"I had the sense of coming home to myself, and of having found out what a little circle man's experience is." -Willa Cather, My Antonia
November leaves me pensive and nostalgic as the holidays loom. I am more content to sit. Sit with new insight into old memories. I'm re-reading one of my favorite novels, My Antonia by Willa Cather. I read My Antonia for the first time in the 7th grade and it was the first novel that made me sob myself to sleep. I reread this novel in college and was surprised at the fresh perspective and understanding that maturity brought, a well of deeper emotions to draw from. I am reading the novel again now because of the memory of sentiment it brought me. The longing for youth, as Jim returns to his childhood love's home, feels comforting in its familiarity as I let myself wander into memories of the "incommunicable past."
I recieved a priceless gift this month. A letter from my mother. My mother's name was Debbie, and she died in a tragic car accident a month before my twin sister and I turned five. She was 28. My entire life she has been an unknown legend. She was "recklessly untame" as one of her dear friends has described her in a recent letter. Her funeral was full of bikers and wildlings. Most of her friends are dead and surround her pink granite tombstone in Statesville. I used to run to this tombstone, lean my back against it and cry in high school as I struggled with boys, fought with my Dad and my sister, and just generally tried to figure myself out.

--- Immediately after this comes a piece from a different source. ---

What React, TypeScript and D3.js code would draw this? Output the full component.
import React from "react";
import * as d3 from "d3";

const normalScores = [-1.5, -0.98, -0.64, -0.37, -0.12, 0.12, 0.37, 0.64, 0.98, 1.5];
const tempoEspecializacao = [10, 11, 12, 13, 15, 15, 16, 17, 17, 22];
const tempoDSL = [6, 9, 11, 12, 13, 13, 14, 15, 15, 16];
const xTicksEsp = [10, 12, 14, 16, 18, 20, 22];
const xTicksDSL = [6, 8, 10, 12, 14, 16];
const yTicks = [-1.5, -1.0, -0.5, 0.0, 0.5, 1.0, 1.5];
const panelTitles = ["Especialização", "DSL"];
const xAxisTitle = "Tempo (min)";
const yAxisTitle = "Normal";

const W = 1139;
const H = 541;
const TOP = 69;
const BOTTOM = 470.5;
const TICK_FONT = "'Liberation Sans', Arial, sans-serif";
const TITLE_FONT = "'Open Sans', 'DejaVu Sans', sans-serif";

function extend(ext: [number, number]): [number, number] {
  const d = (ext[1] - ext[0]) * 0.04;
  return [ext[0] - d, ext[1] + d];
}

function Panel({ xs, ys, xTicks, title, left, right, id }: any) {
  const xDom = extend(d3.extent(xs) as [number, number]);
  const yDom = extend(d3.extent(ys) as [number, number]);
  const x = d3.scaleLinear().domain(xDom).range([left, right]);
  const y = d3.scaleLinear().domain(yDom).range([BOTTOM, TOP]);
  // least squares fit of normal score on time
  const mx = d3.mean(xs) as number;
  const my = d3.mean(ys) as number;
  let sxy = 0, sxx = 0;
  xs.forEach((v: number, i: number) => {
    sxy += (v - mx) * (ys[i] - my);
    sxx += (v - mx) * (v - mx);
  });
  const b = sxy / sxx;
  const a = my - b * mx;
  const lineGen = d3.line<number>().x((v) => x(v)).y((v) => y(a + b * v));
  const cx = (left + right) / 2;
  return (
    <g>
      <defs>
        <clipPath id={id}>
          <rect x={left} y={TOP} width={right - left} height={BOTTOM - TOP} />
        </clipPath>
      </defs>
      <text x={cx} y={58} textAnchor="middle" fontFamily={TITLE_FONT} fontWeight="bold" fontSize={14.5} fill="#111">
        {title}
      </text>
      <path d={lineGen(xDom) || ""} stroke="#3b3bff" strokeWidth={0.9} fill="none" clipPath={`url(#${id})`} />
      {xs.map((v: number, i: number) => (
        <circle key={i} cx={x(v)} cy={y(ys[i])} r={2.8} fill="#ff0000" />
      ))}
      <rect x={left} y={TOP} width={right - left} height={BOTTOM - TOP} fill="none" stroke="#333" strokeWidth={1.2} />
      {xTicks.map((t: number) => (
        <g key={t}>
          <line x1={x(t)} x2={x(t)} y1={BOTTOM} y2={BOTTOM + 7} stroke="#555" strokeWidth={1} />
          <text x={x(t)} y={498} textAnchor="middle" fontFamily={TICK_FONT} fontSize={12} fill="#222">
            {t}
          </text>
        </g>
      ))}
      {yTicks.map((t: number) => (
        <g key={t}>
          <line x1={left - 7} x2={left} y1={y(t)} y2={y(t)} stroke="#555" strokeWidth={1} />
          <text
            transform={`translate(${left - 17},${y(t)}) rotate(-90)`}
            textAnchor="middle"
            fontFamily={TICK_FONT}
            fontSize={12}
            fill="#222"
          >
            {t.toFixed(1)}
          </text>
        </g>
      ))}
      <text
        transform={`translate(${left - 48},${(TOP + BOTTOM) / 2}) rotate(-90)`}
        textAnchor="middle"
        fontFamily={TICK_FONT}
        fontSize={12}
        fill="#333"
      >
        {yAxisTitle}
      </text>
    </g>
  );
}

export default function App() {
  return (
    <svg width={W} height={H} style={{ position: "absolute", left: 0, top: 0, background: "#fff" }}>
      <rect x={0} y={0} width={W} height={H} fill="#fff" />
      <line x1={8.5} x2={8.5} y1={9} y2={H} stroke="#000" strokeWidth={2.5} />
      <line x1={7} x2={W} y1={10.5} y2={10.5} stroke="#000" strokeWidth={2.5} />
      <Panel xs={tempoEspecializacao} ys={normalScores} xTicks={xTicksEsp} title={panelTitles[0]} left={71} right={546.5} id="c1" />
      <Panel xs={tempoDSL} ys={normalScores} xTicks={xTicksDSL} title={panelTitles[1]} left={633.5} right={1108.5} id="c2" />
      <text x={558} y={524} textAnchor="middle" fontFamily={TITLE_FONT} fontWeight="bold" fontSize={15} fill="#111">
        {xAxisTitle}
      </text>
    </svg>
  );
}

I tried to be just like her, in ways that I am now ashamed of, as the truth is that she wasn't exactly perfect. I set out to learn all the lessons she learned the hard way--the same way. I am told I am most like her in the ways in which I don't try-- she also liked to cook, loved dogs, loved books. When I turned 29 in May, a day after my sweet loving grandfather died, I realized I could let go of my ideas of who she was and could finally be myself. I've lived beyond her and can embrace my adulthood undefined. What freedom this brings me.
The letter I recieved from her was written to her friend, Carol, who had moved to Germany. Carol returned to NC many years later and I am happy to have her letters and blessings in my life, as well as another friend of my mother's, Gena. Gena attended one of the recent Yoga on the Mountain hikes. I was so touched by her presence and interest in my life. I like to imagine my own friends playing this kind, supportive role in my future children's life (if anything should happen to me). And, of course, I imagine playing this role for my friends' children (Jackson, Maddie, Sadie, Tully, Reid, Miles, and more to come soon!).
The letter contained the words of a soon to be young mother, 7 months pregnant in Florida, where she had moved with my Dad for his new job. She explains how she was placed on bed-rest because her doctor said she was too small to have twins. She seems so innocent, anxious, so young. She mentions how difficult it is to name someone, how hard it is to lean down and tie her shoes.
My whole life I wanted to hear these things from my mother's mouth. But now I can appreciate that I am at an age to truly understand the words she'd written. My image of my mother has changed as I've aged-- affected by how she has been described to me, by who I wanted her/needed her to be, and who I wanted to be. This letter reminds me of her innocence and her youth and I ache for all that has been lost. But the letter reminds me also of the shadows I've put on her memory through the years. It's a relief to see her clearly--with a little more perspective, a little more understanding of how little she could have understood about life in her death.